To do:
Determine which lines contain the word "picture", then copy those lines.

Provided material:
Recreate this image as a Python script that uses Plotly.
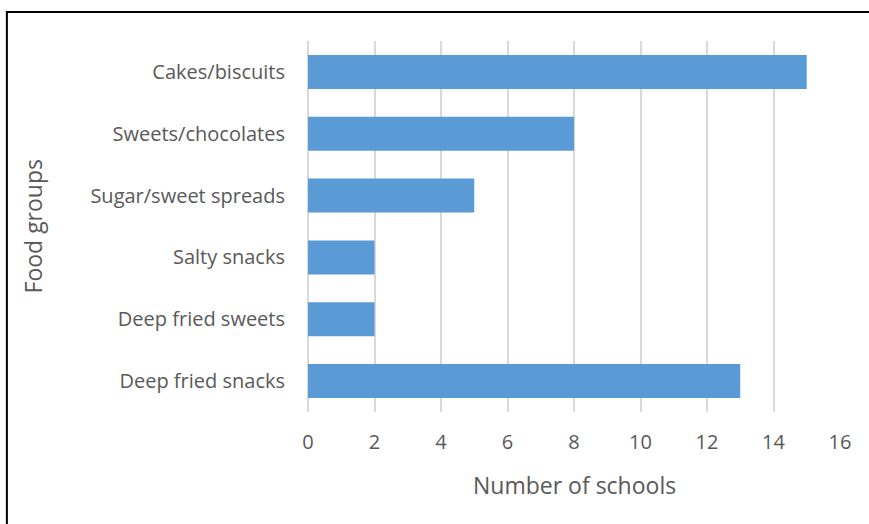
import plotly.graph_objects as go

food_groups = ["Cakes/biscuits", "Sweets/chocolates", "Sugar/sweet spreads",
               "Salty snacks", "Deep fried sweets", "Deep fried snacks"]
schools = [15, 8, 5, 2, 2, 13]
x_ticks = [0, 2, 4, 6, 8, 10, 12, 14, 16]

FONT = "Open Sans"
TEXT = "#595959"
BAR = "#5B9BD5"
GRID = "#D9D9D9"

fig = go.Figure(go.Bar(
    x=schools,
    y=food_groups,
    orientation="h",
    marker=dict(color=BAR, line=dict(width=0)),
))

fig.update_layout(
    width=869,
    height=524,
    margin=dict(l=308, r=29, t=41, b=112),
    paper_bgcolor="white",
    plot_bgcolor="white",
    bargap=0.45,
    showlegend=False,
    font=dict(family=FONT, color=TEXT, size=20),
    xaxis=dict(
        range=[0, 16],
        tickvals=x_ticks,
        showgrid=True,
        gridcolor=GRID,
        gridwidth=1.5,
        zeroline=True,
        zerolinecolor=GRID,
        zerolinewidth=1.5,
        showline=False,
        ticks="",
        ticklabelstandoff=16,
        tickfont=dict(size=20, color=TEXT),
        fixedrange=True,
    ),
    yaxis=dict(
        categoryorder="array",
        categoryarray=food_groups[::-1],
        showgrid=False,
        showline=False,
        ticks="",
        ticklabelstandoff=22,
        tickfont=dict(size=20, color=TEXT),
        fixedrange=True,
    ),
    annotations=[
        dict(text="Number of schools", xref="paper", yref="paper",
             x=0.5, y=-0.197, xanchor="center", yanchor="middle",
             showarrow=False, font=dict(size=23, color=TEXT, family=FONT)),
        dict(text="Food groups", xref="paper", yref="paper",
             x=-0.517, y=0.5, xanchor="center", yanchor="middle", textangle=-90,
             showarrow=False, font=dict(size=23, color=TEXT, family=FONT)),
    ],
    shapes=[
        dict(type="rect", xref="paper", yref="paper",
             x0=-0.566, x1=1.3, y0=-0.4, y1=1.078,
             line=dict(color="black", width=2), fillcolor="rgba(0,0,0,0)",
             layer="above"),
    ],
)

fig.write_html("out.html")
==
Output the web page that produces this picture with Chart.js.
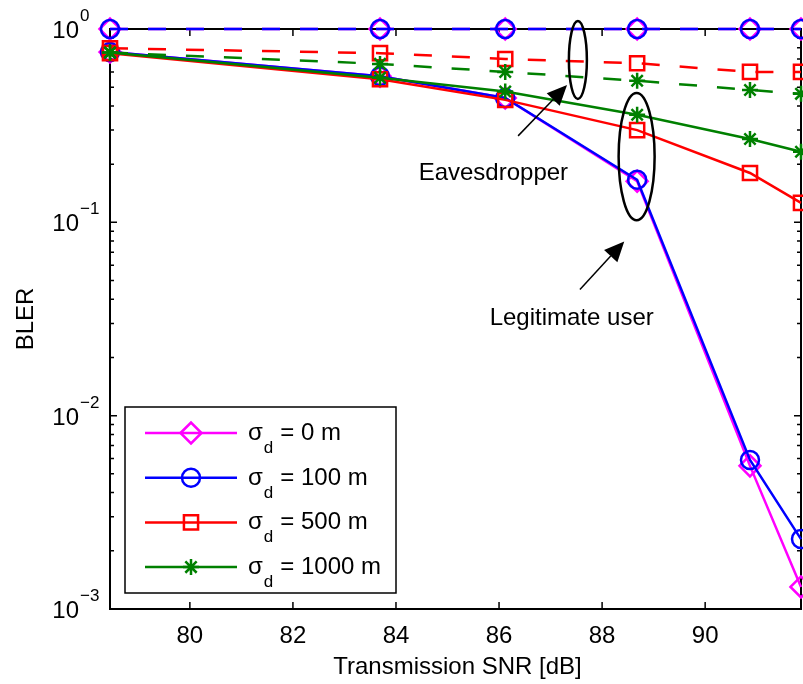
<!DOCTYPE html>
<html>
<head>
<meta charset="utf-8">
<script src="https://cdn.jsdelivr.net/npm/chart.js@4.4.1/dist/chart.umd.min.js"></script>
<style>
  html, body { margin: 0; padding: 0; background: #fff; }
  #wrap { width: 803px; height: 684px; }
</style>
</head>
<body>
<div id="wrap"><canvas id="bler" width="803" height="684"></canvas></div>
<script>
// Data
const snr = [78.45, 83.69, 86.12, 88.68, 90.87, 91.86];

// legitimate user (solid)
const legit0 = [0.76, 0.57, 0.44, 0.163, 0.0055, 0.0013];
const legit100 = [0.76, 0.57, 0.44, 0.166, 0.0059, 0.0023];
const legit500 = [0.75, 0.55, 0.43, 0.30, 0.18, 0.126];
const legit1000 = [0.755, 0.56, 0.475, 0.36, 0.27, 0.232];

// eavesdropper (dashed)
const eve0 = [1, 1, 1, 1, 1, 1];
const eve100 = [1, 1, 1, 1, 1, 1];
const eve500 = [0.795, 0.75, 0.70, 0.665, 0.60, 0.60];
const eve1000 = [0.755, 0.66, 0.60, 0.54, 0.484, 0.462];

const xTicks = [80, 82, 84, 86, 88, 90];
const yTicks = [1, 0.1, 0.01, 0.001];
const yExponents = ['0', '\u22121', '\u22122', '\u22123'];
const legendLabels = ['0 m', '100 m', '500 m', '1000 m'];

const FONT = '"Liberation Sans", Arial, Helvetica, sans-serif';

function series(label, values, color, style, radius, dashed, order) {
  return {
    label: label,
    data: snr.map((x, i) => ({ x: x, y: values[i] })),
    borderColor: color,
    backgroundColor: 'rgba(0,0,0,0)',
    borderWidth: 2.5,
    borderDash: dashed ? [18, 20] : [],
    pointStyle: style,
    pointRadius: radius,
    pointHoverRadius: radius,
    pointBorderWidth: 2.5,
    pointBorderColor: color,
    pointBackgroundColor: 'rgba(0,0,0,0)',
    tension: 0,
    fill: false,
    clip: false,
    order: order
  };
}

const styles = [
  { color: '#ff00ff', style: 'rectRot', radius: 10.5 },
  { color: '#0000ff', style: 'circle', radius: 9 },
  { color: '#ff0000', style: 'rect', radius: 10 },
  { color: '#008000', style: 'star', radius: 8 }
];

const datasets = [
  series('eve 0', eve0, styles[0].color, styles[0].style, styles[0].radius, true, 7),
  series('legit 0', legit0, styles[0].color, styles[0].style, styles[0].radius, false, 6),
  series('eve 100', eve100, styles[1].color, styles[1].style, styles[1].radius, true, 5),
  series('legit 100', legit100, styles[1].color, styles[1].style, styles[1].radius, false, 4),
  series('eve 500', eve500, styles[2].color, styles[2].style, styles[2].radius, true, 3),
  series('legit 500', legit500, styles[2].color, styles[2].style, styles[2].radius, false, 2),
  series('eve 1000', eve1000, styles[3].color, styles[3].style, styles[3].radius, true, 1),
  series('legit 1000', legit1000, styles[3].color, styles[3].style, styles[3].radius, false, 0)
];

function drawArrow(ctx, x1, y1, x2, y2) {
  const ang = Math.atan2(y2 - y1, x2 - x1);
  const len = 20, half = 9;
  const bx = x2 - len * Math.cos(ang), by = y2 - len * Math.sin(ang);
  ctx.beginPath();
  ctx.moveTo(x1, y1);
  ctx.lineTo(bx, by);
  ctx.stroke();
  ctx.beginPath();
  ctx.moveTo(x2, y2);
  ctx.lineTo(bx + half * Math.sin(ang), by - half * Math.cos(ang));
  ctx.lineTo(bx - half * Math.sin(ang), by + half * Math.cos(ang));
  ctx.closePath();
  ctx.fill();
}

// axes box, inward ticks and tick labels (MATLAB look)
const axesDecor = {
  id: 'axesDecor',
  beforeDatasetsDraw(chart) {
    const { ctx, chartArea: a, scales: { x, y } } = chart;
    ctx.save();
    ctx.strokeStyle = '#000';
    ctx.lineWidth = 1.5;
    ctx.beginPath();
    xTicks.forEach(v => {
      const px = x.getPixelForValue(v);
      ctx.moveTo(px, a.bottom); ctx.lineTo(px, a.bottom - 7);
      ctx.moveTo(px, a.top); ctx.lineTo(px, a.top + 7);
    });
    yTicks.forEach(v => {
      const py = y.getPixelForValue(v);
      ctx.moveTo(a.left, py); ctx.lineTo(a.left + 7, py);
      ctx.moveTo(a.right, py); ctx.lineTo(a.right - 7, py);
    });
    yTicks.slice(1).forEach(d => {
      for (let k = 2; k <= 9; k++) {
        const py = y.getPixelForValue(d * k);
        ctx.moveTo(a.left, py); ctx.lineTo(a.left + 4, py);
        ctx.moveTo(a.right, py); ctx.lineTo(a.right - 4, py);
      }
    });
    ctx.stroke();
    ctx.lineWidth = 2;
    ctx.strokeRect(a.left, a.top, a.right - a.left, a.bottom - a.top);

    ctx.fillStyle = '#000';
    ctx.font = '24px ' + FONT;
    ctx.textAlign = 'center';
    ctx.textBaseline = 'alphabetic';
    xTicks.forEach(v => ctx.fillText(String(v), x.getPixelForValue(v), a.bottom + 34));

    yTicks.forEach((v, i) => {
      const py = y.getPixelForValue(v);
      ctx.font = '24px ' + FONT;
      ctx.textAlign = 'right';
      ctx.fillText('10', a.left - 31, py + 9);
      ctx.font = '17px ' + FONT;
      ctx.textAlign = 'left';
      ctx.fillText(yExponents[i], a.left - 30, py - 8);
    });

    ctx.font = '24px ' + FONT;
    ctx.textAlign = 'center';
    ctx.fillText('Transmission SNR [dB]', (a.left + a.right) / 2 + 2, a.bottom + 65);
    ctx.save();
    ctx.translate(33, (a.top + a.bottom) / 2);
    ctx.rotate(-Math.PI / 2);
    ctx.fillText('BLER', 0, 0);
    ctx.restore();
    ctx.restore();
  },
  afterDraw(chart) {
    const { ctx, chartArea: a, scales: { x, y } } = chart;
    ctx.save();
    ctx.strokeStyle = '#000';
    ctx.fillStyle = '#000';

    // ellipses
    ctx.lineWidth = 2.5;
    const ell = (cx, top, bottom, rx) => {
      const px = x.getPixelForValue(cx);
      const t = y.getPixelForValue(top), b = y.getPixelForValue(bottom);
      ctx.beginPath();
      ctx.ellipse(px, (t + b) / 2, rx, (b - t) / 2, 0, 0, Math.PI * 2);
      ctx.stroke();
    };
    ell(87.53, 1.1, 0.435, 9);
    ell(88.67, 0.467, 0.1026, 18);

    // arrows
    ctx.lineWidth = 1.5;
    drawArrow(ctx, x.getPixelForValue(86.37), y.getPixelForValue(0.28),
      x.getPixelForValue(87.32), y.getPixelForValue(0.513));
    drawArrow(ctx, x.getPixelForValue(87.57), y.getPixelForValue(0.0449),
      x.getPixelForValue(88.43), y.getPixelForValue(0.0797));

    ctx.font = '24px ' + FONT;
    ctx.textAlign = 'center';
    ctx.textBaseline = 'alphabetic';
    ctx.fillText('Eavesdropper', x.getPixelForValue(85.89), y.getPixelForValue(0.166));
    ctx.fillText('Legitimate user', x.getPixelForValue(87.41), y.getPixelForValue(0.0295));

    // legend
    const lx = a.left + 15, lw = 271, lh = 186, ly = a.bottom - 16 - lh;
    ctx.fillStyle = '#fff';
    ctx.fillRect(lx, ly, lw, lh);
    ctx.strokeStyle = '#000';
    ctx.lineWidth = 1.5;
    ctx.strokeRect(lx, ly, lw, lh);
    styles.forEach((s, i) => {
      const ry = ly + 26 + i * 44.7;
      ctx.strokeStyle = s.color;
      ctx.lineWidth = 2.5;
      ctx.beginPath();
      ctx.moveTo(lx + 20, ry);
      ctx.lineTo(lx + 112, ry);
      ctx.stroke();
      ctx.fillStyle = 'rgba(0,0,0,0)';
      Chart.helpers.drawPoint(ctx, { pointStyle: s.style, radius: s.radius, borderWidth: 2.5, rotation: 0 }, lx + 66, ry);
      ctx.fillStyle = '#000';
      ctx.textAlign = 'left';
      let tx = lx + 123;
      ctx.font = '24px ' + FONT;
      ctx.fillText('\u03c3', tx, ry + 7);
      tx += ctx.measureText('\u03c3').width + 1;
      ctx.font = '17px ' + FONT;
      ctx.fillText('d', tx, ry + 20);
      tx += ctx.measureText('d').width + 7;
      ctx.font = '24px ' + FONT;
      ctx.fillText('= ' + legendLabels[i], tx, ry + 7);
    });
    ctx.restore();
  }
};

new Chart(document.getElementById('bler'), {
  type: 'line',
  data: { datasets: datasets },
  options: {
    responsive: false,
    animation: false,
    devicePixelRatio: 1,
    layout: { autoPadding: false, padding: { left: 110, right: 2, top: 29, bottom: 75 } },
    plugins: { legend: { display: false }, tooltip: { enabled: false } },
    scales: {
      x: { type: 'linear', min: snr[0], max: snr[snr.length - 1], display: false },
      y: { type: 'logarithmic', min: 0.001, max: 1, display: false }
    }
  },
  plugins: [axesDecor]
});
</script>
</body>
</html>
...
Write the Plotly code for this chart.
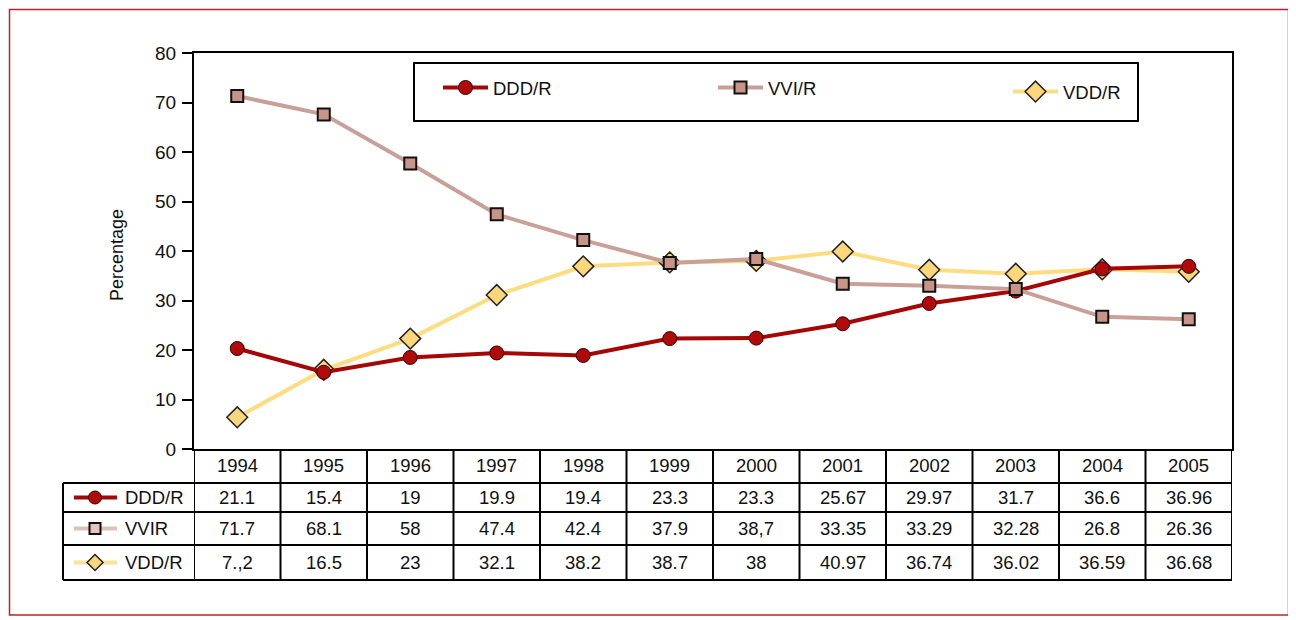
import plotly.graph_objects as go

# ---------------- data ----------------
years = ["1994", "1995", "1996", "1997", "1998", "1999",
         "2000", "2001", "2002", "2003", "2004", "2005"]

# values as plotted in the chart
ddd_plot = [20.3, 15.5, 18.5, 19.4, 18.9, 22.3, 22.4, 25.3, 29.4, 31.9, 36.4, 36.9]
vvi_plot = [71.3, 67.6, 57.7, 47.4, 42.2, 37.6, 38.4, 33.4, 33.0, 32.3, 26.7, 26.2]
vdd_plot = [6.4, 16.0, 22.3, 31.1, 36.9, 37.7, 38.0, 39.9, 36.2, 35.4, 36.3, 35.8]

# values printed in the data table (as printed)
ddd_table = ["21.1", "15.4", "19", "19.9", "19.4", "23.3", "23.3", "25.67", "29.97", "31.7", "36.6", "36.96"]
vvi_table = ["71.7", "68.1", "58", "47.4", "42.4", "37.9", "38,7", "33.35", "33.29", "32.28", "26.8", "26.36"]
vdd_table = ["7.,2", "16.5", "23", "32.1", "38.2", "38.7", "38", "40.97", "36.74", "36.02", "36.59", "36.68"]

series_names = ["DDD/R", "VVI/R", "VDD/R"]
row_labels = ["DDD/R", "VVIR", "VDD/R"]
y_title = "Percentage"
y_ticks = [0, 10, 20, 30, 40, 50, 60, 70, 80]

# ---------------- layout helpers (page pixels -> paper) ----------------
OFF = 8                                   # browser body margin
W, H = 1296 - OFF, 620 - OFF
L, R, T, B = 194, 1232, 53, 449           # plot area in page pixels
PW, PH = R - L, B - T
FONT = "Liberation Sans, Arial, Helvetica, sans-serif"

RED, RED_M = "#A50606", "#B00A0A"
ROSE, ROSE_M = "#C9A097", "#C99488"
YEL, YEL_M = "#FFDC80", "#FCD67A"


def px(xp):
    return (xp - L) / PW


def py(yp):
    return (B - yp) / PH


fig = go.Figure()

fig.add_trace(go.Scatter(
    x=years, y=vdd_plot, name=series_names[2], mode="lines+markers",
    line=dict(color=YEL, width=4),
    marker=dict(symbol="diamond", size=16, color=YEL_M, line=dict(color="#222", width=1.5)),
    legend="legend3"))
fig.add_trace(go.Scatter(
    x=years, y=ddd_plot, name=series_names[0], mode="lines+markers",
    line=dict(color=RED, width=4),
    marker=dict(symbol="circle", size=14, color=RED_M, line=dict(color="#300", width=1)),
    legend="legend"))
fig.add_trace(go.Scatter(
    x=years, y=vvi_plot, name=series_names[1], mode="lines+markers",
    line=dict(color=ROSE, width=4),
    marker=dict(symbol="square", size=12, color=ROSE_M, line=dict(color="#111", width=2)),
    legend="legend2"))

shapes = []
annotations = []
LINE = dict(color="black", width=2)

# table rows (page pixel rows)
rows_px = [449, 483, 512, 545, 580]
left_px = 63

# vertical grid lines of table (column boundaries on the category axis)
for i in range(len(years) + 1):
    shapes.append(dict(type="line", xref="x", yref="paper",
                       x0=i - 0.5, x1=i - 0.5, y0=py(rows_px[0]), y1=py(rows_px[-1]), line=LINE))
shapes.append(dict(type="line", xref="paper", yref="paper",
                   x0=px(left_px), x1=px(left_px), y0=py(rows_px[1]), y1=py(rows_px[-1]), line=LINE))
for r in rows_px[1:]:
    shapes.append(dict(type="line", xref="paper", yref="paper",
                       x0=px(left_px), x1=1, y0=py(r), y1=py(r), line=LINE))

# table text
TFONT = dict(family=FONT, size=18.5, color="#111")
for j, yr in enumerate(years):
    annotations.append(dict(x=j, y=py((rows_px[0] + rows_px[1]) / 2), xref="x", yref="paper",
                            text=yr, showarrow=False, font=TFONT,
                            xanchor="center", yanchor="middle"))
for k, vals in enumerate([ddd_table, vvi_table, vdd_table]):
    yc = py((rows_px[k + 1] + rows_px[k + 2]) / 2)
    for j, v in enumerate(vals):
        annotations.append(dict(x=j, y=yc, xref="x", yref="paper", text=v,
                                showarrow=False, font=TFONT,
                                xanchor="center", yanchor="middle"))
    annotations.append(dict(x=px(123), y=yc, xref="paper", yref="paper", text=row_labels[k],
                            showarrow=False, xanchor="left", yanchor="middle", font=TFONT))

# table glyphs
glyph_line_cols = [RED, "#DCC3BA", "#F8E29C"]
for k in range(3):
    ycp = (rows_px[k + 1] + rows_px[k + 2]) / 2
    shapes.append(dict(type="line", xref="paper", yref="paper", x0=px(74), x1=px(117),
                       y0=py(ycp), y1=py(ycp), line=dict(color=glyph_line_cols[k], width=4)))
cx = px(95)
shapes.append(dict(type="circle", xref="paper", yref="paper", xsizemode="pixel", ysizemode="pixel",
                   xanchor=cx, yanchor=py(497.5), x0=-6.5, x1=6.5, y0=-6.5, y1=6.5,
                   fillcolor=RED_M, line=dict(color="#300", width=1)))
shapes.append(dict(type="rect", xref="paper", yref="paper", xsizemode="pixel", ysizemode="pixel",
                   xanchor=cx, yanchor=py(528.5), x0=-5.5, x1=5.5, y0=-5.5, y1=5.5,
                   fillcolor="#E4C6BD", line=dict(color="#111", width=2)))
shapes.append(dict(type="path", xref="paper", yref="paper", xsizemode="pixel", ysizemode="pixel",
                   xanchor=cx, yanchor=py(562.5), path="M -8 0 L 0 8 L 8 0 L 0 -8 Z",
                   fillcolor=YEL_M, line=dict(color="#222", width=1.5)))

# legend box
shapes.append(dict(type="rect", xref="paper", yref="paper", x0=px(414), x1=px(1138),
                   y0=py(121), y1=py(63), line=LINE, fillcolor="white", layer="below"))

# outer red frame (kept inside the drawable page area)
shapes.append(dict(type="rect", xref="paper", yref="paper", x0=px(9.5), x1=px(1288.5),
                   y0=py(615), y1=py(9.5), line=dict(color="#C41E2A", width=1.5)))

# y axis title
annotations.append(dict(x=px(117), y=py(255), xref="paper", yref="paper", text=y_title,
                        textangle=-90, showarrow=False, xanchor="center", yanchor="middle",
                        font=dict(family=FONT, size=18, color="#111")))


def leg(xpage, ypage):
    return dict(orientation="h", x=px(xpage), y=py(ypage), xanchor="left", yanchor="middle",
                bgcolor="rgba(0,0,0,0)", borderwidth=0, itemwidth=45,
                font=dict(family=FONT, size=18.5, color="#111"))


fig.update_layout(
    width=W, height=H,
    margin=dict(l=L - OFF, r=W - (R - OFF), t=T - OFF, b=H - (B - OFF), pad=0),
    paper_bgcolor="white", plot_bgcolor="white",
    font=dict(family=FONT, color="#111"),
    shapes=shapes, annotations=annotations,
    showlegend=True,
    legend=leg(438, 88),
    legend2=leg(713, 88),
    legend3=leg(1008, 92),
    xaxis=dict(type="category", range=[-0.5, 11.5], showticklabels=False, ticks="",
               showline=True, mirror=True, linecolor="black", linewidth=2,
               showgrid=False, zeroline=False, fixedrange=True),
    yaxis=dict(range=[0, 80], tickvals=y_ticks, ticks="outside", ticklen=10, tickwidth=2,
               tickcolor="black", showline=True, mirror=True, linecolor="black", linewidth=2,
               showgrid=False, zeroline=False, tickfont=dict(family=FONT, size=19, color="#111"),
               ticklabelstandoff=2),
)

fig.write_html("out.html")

Result of this task:
Output the web page that produces this picture with Chart.js.

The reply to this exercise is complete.